**Exercise goal**
Reproduce the listing below exactly, beginning with its first line and ending with the line that holds "gray = '#595959'"; pictures are not part of the copy.

**Data shown**
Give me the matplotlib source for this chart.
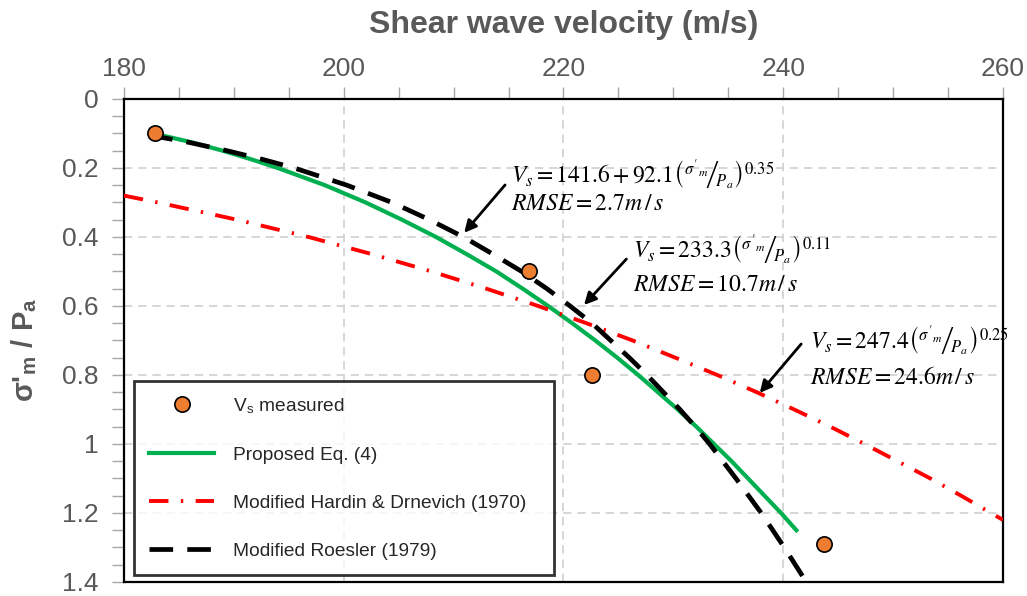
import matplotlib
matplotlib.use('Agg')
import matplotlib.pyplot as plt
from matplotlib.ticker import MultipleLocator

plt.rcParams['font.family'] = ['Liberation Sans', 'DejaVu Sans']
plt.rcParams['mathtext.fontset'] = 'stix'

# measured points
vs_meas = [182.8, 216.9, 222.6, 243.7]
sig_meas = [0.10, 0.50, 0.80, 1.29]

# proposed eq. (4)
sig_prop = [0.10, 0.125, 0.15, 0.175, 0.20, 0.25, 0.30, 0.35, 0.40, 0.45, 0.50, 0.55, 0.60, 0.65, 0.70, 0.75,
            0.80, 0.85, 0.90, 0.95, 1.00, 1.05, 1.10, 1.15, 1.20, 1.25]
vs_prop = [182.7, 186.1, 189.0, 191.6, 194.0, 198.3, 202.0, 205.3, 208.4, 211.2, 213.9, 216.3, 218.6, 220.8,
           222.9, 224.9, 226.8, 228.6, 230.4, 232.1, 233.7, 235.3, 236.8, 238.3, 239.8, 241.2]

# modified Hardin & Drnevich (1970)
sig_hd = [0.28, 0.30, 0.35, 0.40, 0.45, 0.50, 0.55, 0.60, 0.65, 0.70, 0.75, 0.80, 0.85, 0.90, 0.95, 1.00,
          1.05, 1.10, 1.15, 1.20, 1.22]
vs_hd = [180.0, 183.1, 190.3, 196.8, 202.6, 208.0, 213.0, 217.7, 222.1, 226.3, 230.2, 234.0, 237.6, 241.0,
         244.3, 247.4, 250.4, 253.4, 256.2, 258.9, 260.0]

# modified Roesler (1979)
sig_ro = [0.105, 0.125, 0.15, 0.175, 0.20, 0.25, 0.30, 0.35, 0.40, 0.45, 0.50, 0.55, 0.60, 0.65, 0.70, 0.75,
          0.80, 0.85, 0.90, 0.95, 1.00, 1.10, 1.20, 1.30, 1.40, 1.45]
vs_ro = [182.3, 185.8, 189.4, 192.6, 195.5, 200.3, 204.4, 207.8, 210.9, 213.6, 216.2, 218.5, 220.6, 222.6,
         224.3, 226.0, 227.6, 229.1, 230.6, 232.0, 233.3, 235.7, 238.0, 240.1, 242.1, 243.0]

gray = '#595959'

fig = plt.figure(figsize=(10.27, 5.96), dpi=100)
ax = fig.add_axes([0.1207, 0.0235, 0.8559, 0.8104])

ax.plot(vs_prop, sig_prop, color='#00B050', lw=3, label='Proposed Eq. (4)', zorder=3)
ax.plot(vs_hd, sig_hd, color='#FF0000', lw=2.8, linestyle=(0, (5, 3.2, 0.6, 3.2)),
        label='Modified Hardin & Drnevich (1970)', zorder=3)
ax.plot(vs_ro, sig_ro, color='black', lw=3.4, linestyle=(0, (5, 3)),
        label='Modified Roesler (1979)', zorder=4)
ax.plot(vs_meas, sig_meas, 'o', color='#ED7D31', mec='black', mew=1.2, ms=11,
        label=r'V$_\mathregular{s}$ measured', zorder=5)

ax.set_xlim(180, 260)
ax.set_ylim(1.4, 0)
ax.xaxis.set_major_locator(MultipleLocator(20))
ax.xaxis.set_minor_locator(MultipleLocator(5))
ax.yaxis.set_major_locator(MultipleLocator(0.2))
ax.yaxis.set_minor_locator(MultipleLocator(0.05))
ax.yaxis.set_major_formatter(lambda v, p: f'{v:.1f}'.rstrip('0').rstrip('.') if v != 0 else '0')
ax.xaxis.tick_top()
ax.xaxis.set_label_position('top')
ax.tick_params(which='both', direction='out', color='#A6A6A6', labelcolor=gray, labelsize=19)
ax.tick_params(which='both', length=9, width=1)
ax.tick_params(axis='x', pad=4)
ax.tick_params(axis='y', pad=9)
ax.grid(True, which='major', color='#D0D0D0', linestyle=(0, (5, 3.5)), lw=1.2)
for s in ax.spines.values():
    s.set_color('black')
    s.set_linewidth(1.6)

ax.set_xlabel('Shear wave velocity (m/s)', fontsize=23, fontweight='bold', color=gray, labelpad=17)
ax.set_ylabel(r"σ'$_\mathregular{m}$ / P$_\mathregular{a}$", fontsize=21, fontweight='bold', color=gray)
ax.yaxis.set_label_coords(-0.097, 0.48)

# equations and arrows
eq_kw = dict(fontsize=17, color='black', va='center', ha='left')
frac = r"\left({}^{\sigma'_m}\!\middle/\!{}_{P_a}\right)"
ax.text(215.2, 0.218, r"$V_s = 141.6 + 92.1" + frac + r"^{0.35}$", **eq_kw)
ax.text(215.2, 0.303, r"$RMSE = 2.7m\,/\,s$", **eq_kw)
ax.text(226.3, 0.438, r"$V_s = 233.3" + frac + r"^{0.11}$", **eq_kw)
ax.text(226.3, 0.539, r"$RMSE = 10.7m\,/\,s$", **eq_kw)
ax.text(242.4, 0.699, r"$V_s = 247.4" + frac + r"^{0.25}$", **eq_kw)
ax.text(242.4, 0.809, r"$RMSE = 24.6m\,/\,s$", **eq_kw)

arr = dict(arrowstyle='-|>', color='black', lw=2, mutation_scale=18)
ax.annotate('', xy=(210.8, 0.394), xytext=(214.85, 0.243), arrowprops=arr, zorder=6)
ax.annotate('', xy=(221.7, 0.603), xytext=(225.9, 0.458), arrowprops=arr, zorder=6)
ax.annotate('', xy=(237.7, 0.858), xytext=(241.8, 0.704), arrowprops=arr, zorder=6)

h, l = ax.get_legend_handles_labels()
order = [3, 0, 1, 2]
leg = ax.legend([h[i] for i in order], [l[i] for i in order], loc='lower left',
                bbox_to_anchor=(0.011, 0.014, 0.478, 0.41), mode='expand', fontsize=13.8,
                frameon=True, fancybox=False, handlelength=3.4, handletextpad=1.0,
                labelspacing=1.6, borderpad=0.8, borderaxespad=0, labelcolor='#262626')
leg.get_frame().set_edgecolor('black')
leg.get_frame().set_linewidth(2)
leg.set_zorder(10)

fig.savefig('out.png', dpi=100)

**Response to this task**
Give me the matplotlib source for this chart.
import matplotlib
matplotlib.use('Agg')
import matplotlib.pyplot as plt
from matplotlib.ticker import MultipleLocator

plt.rcParams['font.family'] = ['Liberation Sans', 'DejaVu Sans']
plt.rcParams['mathtext.fontset'] = 'stix'

# measured points
vs_meas = [182.8, 216.9, 222.6, 243.7]
sig_meas = [0.10, 0.50, 0.80, 1.29]

# proposed eq. (4)
sig_prop = [0.10, 0.125, 0.15, 0.175, 0.20, 0.25, 0.30, 0.35, 0.40, 0.45, 0.50, 0.55, 0.60, 0.65, 0.70, 0.75,
            0.80, 0.85, 0.90, 0.95, 1.00, 1.05, 1.10, 1.15, 1.20, 1.25]
vs_prop = [182.7, 186.1, 189.0, 191.6, 194.0, 198.3, 202.0, 205.3, 208.4, 211.2, 213.9, 216.3, 218.6, 220.8,
           222.9, 224.9, 226.8, 228.6, 230.4, 232.1, 233.7, 235.3, 236.8, 238.3, 239.8, 241.2]

# modified Hardin & Drnevich (1970)
sig_hd = [0.28, 0.30, 0.35, 0.40, 0.45, 0.50, 0.55, 0.60, 0.65, 0.70, 0.75, 0.80, 0.85, 0.90, 0.95, 1.00,
          1.05, 1.10, 1.15, 1.20, 1.22]
vs_hd = [180.0, 183.1, 190.3, 196.8, 202.6, 208.0, 213.0, 217.7, 222.1, 226.3, 230.2, 234.0, 237.6, 241.0,
         244.3, 247.4, 250.4, 253.4, 256.2, 258.9, 260.0]

# modified Roesler (1979)
sig_ro = [0.105, 0.125, 0.15, 0.175, 0.20, 0.25, 0.30, 0.35, 0.40, 0.45, 0.50, 0.55, 0.60, 0.65, 0.70, 0.75,
          0.80, 0.85, 0.90, 0.95, 1.00, 1.10, 1.20, 1.30, 1.40, 1.45]
vs_ro = [182.3, 185.8, 189.4, 192.6, 195.5, 200.3, 204.4, 207.8, 210.9, 213.6, 216.2, 218.5, 220.6, 222.6,
         224.3, 226.0, 227.6, 229.1, 230.6, 232.0, 233.3, 235.7, 238.0, 240.1, 242.1, 243.0]

gray = '#595959'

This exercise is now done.